**DIRECTION**. Retype exactly the lines from the first one through the line with "y_ticks = [0, 10, 20, 30, 40, 50, 60, 70, 80]", including both ends; skip any pictures.

**SUPPLIED MATERIAL**.

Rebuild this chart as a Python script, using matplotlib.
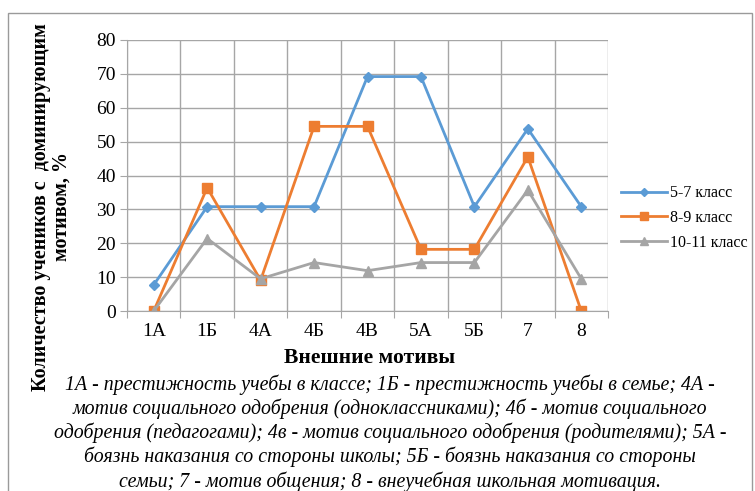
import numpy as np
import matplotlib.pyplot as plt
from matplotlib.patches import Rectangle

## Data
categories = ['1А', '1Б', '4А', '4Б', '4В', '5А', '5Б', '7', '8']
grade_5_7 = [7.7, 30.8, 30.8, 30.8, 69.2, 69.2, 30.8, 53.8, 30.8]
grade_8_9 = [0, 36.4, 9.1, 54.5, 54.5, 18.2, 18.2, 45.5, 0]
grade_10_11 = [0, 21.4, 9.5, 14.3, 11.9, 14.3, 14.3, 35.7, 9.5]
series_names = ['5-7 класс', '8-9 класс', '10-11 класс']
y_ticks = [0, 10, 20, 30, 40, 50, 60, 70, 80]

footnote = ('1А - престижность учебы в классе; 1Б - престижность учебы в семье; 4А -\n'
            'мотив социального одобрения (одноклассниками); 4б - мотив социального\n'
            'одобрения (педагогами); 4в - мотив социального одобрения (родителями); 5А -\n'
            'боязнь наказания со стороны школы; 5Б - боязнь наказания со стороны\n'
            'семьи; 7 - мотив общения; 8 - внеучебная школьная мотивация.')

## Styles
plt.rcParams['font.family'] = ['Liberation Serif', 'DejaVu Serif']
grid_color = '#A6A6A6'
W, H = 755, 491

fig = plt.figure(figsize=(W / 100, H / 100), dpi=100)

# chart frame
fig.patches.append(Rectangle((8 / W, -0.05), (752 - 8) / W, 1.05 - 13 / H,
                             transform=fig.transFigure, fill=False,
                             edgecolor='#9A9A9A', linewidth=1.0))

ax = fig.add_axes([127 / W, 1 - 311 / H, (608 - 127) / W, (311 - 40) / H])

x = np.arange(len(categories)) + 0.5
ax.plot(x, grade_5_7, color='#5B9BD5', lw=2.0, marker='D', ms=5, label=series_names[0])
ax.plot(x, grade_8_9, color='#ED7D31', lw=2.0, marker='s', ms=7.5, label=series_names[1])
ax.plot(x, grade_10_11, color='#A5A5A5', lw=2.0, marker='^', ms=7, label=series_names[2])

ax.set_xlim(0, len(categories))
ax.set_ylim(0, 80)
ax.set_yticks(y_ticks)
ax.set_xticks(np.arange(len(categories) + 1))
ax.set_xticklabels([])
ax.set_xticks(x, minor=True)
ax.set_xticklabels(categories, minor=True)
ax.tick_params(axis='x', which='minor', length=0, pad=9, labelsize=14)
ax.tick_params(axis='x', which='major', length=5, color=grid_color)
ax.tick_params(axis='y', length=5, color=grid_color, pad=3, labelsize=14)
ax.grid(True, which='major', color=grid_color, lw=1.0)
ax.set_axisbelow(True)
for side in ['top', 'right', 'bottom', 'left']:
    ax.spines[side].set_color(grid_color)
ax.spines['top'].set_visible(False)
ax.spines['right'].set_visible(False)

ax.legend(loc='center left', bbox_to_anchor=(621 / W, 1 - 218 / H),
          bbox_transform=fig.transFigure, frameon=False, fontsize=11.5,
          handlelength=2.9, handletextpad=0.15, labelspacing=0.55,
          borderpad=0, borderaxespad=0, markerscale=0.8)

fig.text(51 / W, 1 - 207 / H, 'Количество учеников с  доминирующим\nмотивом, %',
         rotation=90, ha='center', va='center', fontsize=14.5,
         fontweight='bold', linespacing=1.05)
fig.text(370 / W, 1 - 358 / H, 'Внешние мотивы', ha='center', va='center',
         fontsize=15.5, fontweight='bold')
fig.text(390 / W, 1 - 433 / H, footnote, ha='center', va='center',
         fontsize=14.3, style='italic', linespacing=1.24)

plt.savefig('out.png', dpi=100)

**EXPECTED ANSWER**.
Rebuild this chart as a Python script, using matplotlib.
import numpy as np
import matplotlib.pyplot as plt
from matplotlib.patches import Rectangle

## Data
categories = ['1А', '1Б', '4А', '4Б', '4В', '5А', '5Б', '7', '8']
grade_5_7 = [7.7, 30.8, 30.8, 30.8, 69.2, 69.2, 30.8, 53.8, 30.8]
grade_8_9 = [0, 36.4, 9.1, 54.5, 54.5, 18.2, 18.2, 45.5, 0]
grade_10_11 = [0, 21.4, 9.5, 14.3, 11.9, 14.3, 14.3, 35.7, 9.5]
series_names = ['5-7 класс', '8-9 класс', '10-11 класс']
y_ticks = [0, 10, 20, 30, 40, 50, 60, 70, 80]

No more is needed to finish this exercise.